Total desconhecimento
Joaquim Caetano, historiador de arte e director do MNAA, reage à carta com serenidade e satisfeito com o facto de o termo de comparação com o que ali se pretende fazer seja o restauro da Adoração do Cordeiro Místico, o retábulo de Van Eyck para a catedral de Gent, “o mais rigoroso e discutido das últimas décadas”.

“Esta carta contém um chorrilho de dislates e revela total desconhecimento do que aqui se vai fazer”, diz o director, garantindo que o estudo e a intervenção serão conduzidos com recurso à mais moderna tecnologia, contando com técnicos experientes, com o acompanhamento de dois laboratórios de conservação e restauro portugueses de “elevada qualidade” e com uma equipa de consultores internacionais “que é do melhor que há quando se trata de olhar para pintura antiga”. Uma equipa que inclui especialistas do Museu do Prado (José de la Fuente), do Metropolitan de Nova Iorque (Maryan Ainsworth e Michael Gallager), do Instituto Central de Restauro da Bélgica (Hélène Dubois), da National Gallery de Londres (Ashok Roy) e da Universidade de Gent (Maximiliaan Martens).

“As pessoas que escrevem esta carta e que a assinam — curiosamente não há nenhum historiador de arte — não se deram sequer ao trabalho de ver a mesa interpretativa que o museu tem junto dos Painéis há mais de um ano para todos os visitantes. Se o tivessem feito veriam que, de acordo com as radiografias e textos que nela se apresentam, não há qualquer repinte, qualquer alteração, na zona da bota que tanto os preocupa.”


Nessa área específica, garante Joaquim Caetano, o que as conservadoras-restauradoras farão é retirar o velho verniz, amarelecido, e pôr um novo. “A bendita bota continuará a ser pasto para novas interpretações nos próximos 100 anos.
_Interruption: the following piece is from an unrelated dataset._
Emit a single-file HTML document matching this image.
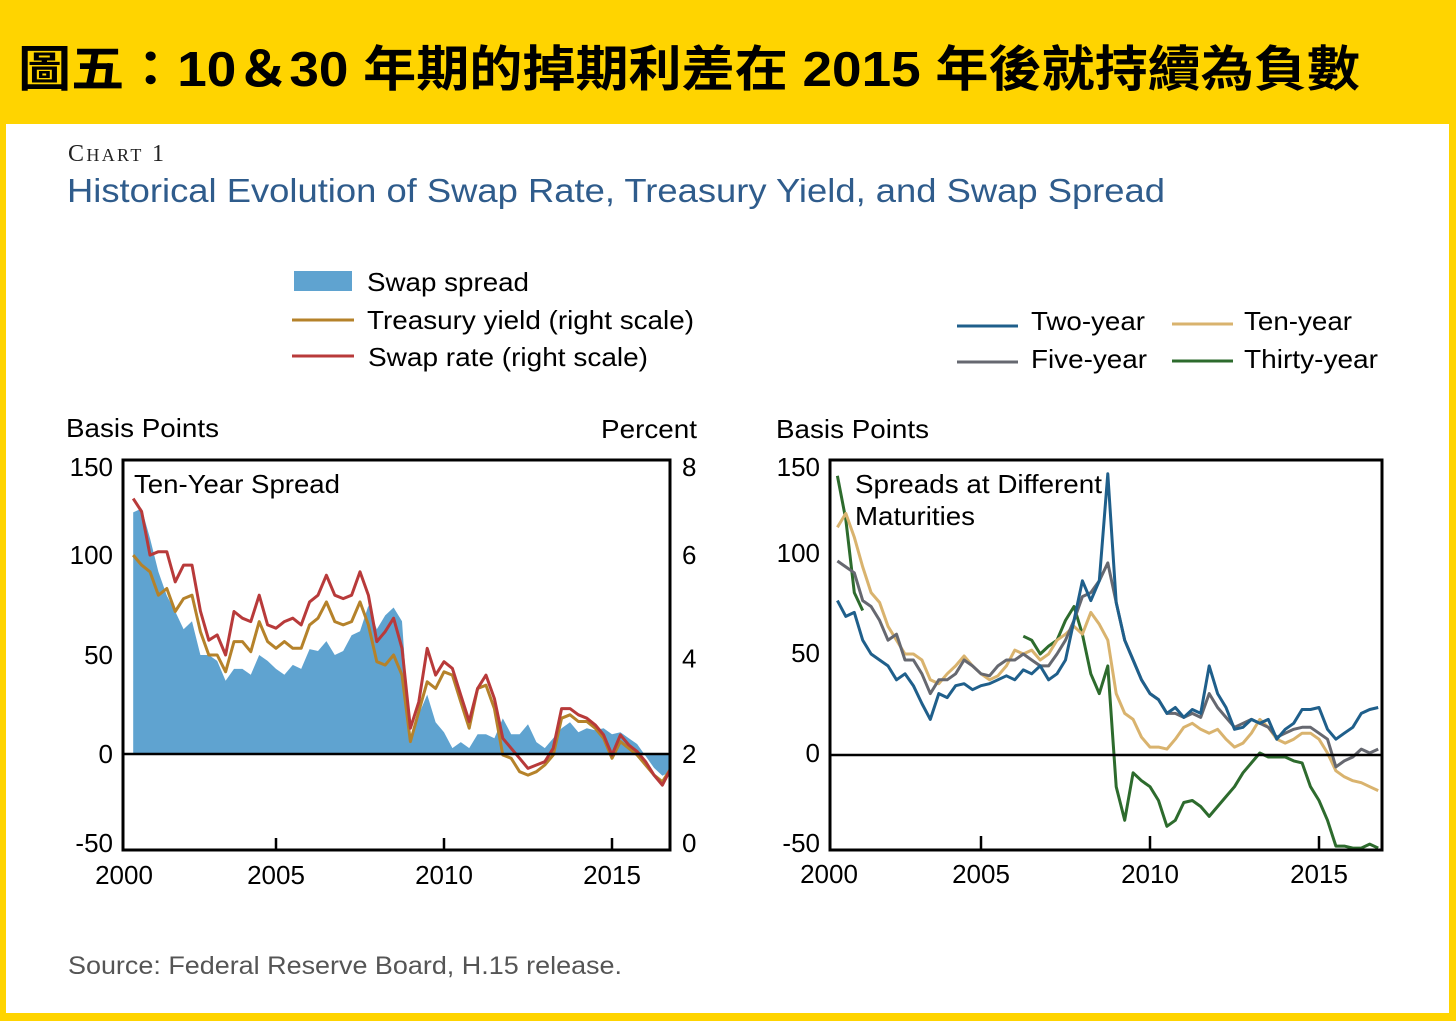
<!DOCTYPE html>
<html><head><meta charset="utf-8">
<style>
html,body{margin:0;padding:0;background:#FFD400;}
body{width:1456px;height:1021px;position:relative;overflow:hidden;font-family:"Liberation Sans","Noto Sans CJK TC",sans-serif;}
#panel{position:absolute;left:6px;top:124px;width:1443px;height:889px;background:#fff;}
svg text{font-family:"Liberation Sans","Noto Sans CJK TC",sans-serif;}
</style></head>
<body>
<div id="panel"></div>
<svg id="chart" width="1456" height="1021" style="position:absolute;left:0;top:0">
<defs>
<clipPath id="clipL"><rect x="124" y="461" width="545" height="388"/></clipPath>
<clipPath id="clipR"><rect x="831" y="461" width="550" height="388"/></clipPath>
</defs>
<text x="18" y="86" font-size="49" font-weight="bold" fill="#000" textLength="1342" lengthAdjust="spacingAndGlyphs">圖五：10＆30 年期的掉期利差在 2015 年後就持續為負數</text>
<text x="68" y="161" font-size="24" fill="#222" textLength="96" style="font-family:'Liberation Serif',serif">C<tspan font-size="18">HART</tspan> 1</text>
<text x="67" y="202" font-size="33" fill="#2F5C8C" textLength="1098" lengthAdjust="spacingAndGlyphs">Historical Evolution of Swap Rate, Treasury Yield, and Swap Spread</text>

<g>
<rect x="294" y="271" width="58" height="20" fill="#5FA3D0"/>
<text x="367" y="291" font-size="26" textLength="162" lengthAdjust="spacingAndGlyphs">Swap spread</text>
<line x1="292" y1="320" x2="354" y2="320" stroke="#B5822A" stroke-width="3"/>
<text x="367" y="329" font-size="26" textLength="327" lengthAdjust="spacingAndGlyphs">Treasury yield (right scale)</text>
<line x1="292" y1="356" x2="354" y2="356" stroke="#B83A3A" stroke-width="3"/>
<text x="368" y="366" font-size="26" textLength="280" lengthAdjust="spacingAndGlyphs">Swap rate (right scale)</text>
</g>
<g>
<line x1="957" y1="326" x2="1018" y2="326" stroke="#1F5F8B" stroke-width="3"/>
<text x="1031" y="330" font-size="26" textLength="114" lengthAdjust="spacingAndGlyphs">Two-year</text>
<line x1="957" y1="362" x2="1018" y2="362" stroke="#666870" stroke-width="3"/>
<text x="1031" y="368" font-size="26" textLength="116" lengthAdjust="spacingAndGlyphs">Five-year</text>
<line x1="1172" y1="324" x2="1233" y2="324" stroke="#D9B36E" stroke-width="3"/>
<text x="1244" y="330" font-size="26" textLength="108" lengthAdjust="spacingAndGlyphs">Ten-year</text>
<line x1="1172" y1="361" x2="1233" y2="361" stroke="#2D6B2D" stroke-width="3"/>
<text x="1244" y="368" font-size="26" textLength="134" lengthAdjust="spacingAndGlyphs">Thirty-year</text>
</g>

<text x="66" y="437" font-size="26" textLength="153" lengthAdjust="spacingAndGlyphs">Basis Points</text>
<text x="601" y="438" font-size="26" textLength="96" lengthAdjust="spacingAndGlyphs">Percent</text>
<text x="776" y="438" font-size="26" textLength="153" lengthAdjust="spacingAndGlyphs">Basis Points</text>

<g id="L"></g>
<g id="R"></g>

<text x="68" y="974" font-size="25" fill="#555" textLength="554" lengthAdjust="spacingAndGlyphs">Source: Federal Reserve Board, H.15 release.</text>
</svg>
<script>
// quarterly dates 2000.75 .. 2016.75
const dates = [];
for (let i = 0; i <= 64; i++) dates.push(2000.75 + i * 0.25);
const yTicksBP = [150, 100, 50, 0, -50];
const yTicksPct = [8, 6, 4, 2, 0];
const xTicks = [2000, 2005, 2010, 2015];

const swapSpread = [122,124,109,92,80,72,63,67,50,50,47,37,43,43,40,50,47,43,40,45,43,53,52,57,50,52,60,62,75,63,70,74,67,6,20,30,16,11,3,6,3,10,10,8,18,10,10,15,6,3,8,13,16,11,13,12,13,10,11,8,5,-1,-7,-11,-9];
const swapRate = [7.34,7.07,6.16,6.23,6.23,5.60,5.95,5.95,4.99,4.38,4.49,4.07,4.98,4.84,4.77,5.32,4.70,4.63,4.77,4.84,4.70,5.18,5.32,5.74,5.32,5.25,5.32,5.81,5.32,4.35,4.56,4.84,4.21,2.54,3.09,4.21,3.65,3.93,3.79,3.23,2.68,3.37,3.65,3.16,2.33,2.12,1.91,1.70,1.77,1.84,2.12,2.95,2.95,2.82,2.75,2.61,2.40,1.98,2.40,2.19,2.05,1.84,1.56,1.35,1.70];
const treasuryYield = [6.16,5.95,5.81,5.32,5.46,4.98,5.25,5.32,4.56,4.07,4.07,3.72,4.35,4.35,4.14,4.77,4.35,4.21,4.35,4.21,4.21,4.70,4.84,5.18,4.77,4.70,4.77,5.18,4.70,3.93,3.86,4.07,3.65,2.26,2.89,3.51,3.37,3.72,3.65,3.09,2.54,3.37,3.44,2.95,1.98,1.91,1.63,1.56,1.63,1.77,1.98,2.75,2.82,2.68,2.68,2.54,2.33,1.91,2.26,2.12,1.98,1.77,1.56,1.42,1.70];

const twoYear = [78,70,72,58,51,48,45,38,41,35,26,18,31,29,35,36,33,35,36,38,40,38,43,41,45,38,41,48,68,88,78,88,142,77,58,48,38,31,28,21,24,19,23,21,45,31,24,13,14,18,16,18,8,13,16,23,23,24,13,8,11,14,21,23,24];
const fiveYear = [98,95,92,78,75,68,58,61,48,48,41,31,38,38,41,48,45,41,40,45,48,48,51,48,45,45,51,58,68,80,82,88,97,77,58,48,38,31,28,21,21,19,21,19,31,24,19,14,16,18,16,14,9,11,13,14,14,11,8,-6,-3,-1,3,1,3];
const tenYear = [115,122,110,95,82,77,65,58,51,51,48,38,36,41,45,50,45,41,38,40,45,53,51,53,48,51,58,61,65,61,72,66,58,31,21,18,9,4,4,3,8,14,16,13,11,13,8,4,6,11,18,14,8,6,8,11,11,8,1,-8,-11,-13,-14,-16,-18];
const thirtyYear = [141,119,82,73,null,null,null,null,null,null,null,null,null,null,null,null,null,null,null,null,null,null,60,58,51,55,58,68,75,61,41,31,45,-16,-33,-9,-13,-16,-23,-36,-33,-24,-23,-26,-31,-26,-21,-16,-9,-4,1,-1,-1,-1,-3,-4,-16,-23,-33,-46,-46,-47,-47,-45,-47];

const NS = 'http://www.w3.org/2000/svg';
function mk(parent, tag, attrs) {
  const e = document.createElementNS(NS, tag);
  for (const k in attrs) e.setAttribute(k, attrs[k]);
  parent.appendChild(e);
  return e;
}
// axis functions
const xL = d => 276 + (d - 2005) * 33.6;
const yLbp = v => 754 - v * 1.98;
const yLpct = p => 849.7 - p * 47.83;
const xR = d => 981 + (d - 2005) * 33.8;
const yRbp = v => 755 - v * 1.98;

function linePath(xs, vals, xf, yf) {
  let s = '', pen = false;
  vals.forEach((v, i) => {
    if (v === null) { pen = false; return; }
    s += (pen ? 'L' : 'M') + xf(xs[i]).toFixed(1) + ',' + yf(v).toFixed(1);
    pen = true;
  });
  return s;
}

// LEFT chart
const L = document.getElementById('L');
const gL = mk(L, 'g', {'clip-path': 'url(#clipL)'});


let area = 'M' + xL(dates[0]).toFixed(1) + ',' + yLbp(0);
swapSpread.forEach((v, i) => { area += 'L' + xL(dates[i]).toFixed(1) + ',' + yLbp(v).toFixed(1); });
area += 'L' + xL(dates[dates.length - 1]).toFixed(1) + ',' + yLbp(0) + 'Z';
const ar = mk(gL, 'path', {d: area, fill: '#5FA3D0'});


const tl = mk(gL, 'path', {d: linePath(dates, treasuryYield, xL, yLpct), fill: 'none', stroke: '#B5822A', 'stroke-width': 3, 'stroke-linejoin': 'round'});


const sl = mk(gL, 'path', {d: linePath(dates, swapRate, xL, yLpct), fill: 'none', stroke: '#B83A3A', 'stroke-width': 3, 'stroke-linejoin': 'round'});


const z1 = mk(L, 'line', {x1: 123, x2: 670, y1: yLbp(0), y2: yLbp(0), stroke: '#000', 'stroke-width': 2.5});


const b1 = mk(L, 'rect', {x: 123, y: 460, width: 547, height: 390, fill: 'none', stroke: '#000', 'stroke-width': 3});


const t1 = mk(L, 'text', {x: 134, y: 493, 'font-size': 26, textLength: 206, lengthAdjust: 'spacingAndGlyphs'});
t1.textContent = 'Ten-Year Spread';


const bpLabelYL = [467, 555, 655, 754, 843];
yTicksBP.forEach((v, i) => {
  const t = mk(L, 'text', {x: 113, y: bpLabelYL[i] + 9, 'font-size': 26, 'text-anchor': 'end'});
  t.textContent = v;
  
  
});
yTicksPct.forEach(p => {
  const yy = p === 8 ? 467 : (p === 6 ? 555 : (p === 0 ? 843 : yLpct(p)));
  const t = mk(L, 'text', {x: 682, y: yy + 9, 'font-size': 26});
  t.textContent = p;
  
  
});
xTicks.forEach(d => {
  const xx = d === 2000 ? 124 : xL(d);
  if (d !== 2000) {
    const tk = mk(L, 'line', {x1: xx, x2: xx, y1: 850, y2: 838, stroke: '#000', 'stroke-width': 2.5});
    
    
  }
  const t = mk(L, 'text', {x: xx, y: 884, 'font-size': 26, 'text-anchor': 'middle'});
  t.textContent = d;
  
  
});

// RIGHT chart
const R = document.getElementById('R');
const gR = mk(R, 'g', {'clip-path': 'url(#clipR)'});


const series = [
  [thirtyYear, '#2D6B2D', 'thirty-year-line'],
  [tenYear, '#D9B36E', 'ten-year-line'],
  [fiveYear, '#666870', 'five-year-line'],
  [twoYear, '#1F5F8B', 'two-year-line']
];
series.forEach(s => {
  const p = mk(gR, 'path', {d: linePath(dates, s[0], xR, yRbp), fill: 'none', stroke: s[1], 'stroke-width': 3, 'stroke-linejoin': 'round'});
  
  
});
const z2 = mk(R, 'line', {x1: 830, x2: 1382, y1: yRbp(0), y2: yRbp(0), stroke: '#000', 'stroke-width': 2.5});


const b2 = mk(R, 'rect', {x: 830, y: 460, width: 552, height: 390, fill: 'none', stroke: '#000', 'stroke-width': 3});


const t2 = mk(R, 'text', {x: 855, y: 493, 'font-size': 26, textLength: 247, lengthAdjust: 'spacingAndGlyphs'});
t2.textContent = 'Spreads at Different';


const t3 = mk(R, 'text', {x: 855, y: 525, 'font-size': 26, textLength: 120, lengthAdjust: 'spacingAndGlyphs'});
t3.textContent = 'Maturities';


const bpLabelYR = [467, 553, 653, 753, 843];
yTicksBP.forEach((v, i) => {
  const t = mk(R, 'text', {x: 820, y: bpLabelYR[i] + 9, 'font-size': 26, 'text-anchor': 'end'});
  t.textContent = v;
  
  
});
xTicks.forEach(d => {
  const xx = d === 2000 ? 829 : xR(d);
  if (d !== 2000) {
    const tk = mk(R, 'line', {x1: xx, x2: xx, y1: 850, y2: 836, stroke: '#000', 'stroke-width': 2.5});
    
    
  }
  const t = mk(R, 'text', {x: xx, y: 883, 'font-size': 26, 'text-anchor': 'middle'});
  t.textContent = d;
  
  
});
</script>
</body></html>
Eu só lá vejo elementos decorativos, mas se alguém vê mais qualquer coisa, muito bem.” O director do MNAA costuma dizer que “é um direito constitucional de cada português ter uma teoria sobre os Painéis de São Vicente”.

A intervenção neste retrato colectivo que é absolutamente singular mesmo no contexto da arte europeia do século XV foi determinada, garante Joaquim Caetano, pela necessidade de travar a “degradação cromática e material do restauro feito há 100 anos” pelo pintor Luciano Freire. “É a materialidade da obra que orienta a intervenção e não interpretações que sobre ela possamos fazer ou teorias mais ou menos delirantes. Já o disse muitas vezes: vamos avançar com muito cuidado, devagar, e sabendo que não vamos poder devolvê-la ao estado original em que o pintor a deixou há mais de 500 anos. Se o fizéssemos a sua leitura não seria a mesma, haveria muitas lacunas.”
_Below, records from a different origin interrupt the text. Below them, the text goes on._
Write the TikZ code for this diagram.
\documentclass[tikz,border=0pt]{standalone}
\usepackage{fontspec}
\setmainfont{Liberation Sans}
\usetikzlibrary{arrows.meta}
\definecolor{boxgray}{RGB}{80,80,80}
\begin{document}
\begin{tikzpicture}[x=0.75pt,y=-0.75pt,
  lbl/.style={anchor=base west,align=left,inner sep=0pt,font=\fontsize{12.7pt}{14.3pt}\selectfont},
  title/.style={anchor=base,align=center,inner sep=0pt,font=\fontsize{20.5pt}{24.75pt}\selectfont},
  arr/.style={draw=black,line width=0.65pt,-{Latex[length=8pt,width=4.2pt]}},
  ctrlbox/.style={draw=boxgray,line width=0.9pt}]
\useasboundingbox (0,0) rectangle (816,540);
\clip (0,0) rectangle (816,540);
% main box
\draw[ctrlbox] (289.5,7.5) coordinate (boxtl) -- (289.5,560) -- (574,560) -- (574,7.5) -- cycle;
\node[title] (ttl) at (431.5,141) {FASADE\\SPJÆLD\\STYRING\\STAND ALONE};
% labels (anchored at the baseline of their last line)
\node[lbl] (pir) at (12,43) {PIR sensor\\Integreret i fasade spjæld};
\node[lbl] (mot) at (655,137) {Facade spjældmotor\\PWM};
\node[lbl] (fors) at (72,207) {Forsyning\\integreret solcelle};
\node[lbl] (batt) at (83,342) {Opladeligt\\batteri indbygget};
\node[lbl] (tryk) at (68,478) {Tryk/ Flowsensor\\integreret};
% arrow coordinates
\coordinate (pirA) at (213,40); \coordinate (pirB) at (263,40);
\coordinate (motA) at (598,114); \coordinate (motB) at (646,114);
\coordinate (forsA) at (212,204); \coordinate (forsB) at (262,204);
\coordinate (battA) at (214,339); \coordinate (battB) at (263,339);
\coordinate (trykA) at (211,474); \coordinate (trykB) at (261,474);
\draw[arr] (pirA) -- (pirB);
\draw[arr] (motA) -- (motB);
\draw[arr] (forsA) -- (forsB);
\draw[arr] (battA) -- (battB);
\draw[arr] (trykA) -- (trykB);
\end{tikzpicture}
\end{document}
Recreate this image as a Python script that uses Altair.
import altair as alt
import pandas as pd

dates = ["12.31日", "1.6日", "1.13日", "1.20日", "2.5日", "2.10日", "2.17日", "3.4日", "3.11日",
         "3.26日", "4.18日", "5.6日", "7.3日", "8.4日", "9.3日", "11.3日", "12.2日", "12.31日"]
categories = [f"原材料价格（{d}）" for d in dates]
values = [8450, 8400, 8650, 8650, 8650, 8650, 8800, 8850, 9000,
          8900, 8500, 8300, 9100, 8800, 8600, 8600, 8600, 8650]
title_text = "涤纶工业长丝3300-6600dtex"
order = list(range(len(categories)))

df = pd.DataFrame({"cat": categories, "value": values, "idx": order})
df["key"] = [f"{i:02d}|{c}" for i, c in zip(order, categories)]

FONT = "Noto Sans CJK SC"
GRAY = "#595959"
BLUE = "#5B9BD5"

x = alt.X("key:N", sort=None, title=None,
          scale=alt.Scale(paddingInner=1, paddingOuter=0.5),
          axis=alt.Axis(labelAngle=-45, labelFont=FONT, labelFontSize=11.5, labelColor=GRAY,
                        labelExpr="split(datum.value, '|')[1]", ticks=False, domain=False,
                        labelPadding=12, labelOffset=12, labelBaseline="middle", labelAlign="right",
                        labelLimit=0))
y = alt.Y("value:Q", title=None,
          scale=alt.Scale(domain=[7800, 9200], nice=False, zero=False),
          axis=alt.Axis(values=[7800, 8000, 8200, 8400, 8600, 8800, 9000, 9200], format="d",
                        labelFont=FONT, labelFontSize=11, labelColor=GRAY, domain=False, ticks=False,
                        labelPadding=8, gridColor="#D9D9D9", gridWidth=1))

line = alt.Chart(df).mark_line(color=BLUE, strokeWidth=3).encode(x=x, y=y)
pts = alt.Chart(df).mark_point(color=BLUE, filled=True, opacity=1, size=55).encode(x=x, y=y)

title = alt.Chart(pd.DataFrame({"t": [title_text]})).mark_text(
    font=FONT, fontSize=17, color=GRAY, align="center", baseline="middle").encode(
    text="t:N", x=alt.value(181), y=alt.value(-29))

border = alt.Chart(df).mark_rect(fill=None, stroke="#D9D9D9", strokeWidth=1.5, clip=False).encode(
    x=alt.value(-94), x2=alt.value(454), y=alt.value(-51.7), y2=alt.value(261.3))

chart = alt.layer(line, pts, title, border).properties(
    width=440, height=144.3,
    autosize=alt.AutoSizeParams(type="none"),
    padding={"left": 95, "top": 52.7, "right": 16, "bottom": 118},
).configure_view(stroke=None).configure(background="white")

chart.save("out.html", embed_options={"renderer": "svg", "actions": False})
O que o escritor Nuno Júdice, um dos signatários da carta aberta, quer salvaguardar é precisamente a imagem com que a obra vai ficar depois de terminada a intervenção. “Sabemos que a imagem que temos hoje dos Painéis pode ter sido um pouco refeita pelo Luciano Freire, mas é esse arquétipo que a pintura portuguesa absorveu, é essa imagem que faz parte da nossa memória cultural”, ressalva. “Espero que no final a obra se mantenha como a reconhecemos. Não tenho razões para pensar que será diferente nem para desconfiar da competência da equipa do museu. Só quisemos dizer, ao assinar a carta, que estamos atentos ao que ali se está a passar”

António Valdemar, que há 50 anos estuda esta pintura, também vai acompanhar, “com grande entusiasmo”, o restauro. Conviveu com muitas das personalidades que nesse lapso de tempo “se entregaram à questão dos Painéis” — João Couto, Belard da Fonseca, Adriano Gusmão, José de Bragança, Dagoberto Markl e, naturalmente, José de Almada Negreiros — e considera “fundamental o trabalho que está a ser feito sob orientação de Joaquim Caetano”.
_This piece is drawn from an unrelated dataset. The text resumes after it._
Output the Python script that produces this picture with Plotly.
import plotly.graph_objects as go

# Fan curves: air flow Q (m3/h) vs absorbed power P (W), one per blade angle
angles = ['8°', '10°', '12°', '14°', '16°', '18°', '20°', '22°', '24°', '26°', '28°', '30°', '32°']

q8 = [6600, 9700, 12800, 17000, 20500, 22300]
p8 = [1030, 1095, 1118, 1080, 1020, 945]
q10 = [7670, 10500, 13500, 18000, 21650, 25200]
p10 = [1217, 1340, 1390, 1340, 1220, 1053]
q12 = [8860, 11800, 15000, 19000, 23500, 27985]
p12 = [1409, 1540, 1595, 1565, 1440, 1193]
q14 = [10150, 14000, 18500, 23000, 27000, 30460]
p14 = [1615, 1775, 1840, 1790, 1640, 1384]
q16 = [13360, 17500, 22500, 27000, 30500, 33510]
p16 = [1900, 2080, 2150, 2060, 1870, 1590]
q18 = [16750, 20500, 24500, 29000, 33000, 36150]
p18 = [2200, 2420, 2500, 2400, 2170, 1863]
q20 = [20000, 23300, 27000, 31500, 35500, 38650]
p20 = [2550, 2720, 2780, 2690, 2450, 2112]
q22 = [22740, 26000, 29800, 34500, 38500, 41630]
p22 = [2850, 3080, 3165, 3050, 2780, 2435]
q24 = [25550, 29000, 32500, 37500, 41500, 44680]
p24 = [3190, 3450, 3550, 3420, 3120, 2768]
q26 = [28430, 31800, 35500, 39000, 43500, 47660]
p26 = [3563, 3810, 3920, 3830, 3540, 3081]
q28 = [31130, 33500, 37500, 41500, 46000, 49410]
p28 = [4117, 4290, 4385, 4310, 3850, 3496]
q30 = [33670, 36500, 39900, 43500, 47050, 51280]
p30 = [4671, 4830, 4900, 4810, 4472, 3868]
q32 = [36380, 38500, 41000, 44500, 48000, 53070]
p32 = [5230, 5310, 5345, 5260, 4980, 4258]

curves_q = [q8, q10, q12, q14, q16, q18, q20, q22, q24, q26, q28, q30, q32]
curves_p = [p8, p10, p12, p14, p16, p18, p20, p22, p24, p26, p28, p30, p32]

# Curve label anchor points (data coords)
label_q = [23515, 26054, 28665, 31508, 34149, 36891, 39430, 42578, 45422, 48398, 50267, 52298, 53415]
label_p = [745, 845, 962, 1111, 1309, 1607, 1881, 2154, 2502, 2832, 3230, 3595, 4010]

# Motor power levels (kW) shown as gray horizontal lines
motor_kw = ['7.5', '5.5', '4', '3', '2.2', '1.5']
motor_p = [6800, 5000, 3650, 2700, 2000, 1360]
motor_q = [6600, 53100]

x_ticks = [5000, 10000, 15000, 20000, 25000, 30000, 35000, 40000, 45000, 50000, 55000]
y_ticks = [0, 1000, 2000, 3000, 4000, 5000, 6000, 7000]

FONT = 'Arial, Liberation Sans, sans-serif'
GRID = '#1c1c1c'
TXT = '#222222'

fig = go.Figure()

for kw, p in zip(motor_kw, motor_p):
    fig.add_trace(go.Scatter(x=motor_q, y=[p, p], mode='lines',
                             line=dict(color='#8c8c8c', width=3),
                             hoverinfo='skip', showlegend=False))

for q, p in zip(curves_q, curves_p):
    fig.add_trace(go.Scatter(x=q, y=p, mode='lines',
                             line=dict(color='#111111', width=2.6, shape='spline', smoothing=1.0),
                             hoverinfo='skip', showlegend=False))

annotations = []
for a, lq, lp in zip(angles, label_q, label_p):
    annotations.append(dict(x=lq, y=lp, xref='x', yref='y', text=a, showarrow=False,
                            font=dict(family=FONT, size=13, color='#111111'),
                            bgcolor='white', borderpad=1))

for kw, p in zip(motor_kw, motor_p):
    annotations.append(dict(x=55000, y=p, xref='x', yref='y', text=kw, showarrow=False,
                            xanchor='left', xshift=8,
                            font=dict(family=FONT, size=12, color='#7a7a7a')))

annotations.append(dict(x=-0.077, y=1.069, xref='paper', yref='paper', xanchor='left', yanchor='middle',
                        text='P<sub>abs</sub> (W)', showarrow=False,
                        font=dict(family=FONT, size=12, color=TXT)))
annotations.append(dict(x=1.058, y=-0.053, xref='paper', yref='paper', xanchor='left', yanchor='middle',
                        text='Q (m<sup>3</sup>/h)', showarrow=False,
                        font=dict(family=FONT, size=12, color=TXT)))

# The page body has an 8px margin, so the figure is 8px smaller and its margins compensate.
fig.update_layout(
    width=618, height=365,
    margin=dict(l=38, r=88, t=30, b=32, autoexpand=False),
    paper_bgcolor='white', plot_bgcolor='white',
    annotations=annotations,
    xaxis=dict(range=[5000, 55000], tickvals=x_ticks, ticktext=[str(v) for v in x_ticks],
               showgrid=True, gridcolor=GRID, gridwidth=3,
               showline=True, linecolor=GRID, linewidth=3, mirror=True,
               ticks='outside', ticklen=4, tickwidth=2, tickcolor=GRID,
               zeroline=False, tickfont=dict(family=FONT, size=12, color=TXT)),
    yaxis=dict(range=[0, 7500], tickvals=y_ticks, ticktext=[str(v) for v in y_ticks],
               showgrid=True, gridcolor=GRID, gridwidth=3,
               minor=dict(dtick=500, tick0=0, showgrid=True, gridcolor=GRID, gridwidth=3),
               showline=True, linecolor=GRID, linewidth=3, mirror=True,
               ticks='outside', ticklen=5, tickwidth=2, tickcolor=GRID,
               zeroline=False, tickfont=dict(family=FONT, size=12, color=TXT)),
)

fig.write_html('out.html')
Pelo que leu diz estar reunida “uma equipa séria, com competências específicas e de grande confiança”. António Valdemar, autor de Almada, os Painéis, a Geometria e Tudo (Assírio & Alvim), espera até que, terminado o trabalho, haja “novos contributos” para o estudo da obra. “Seria bom saber algo mais nesta questão que está em aberto há mais de 100 anos.”

Para Joaquim Caetano a prioridade deste restauro não é trazer “novidades” sobre a obra e o autor ou autores, mas intervir para evitar que a imagem que dela temos seja cada vez mais diferente daquela que Nuno Gonçalves nos deixou. “Haverá sempre perguntas por responder nestes Painéis.”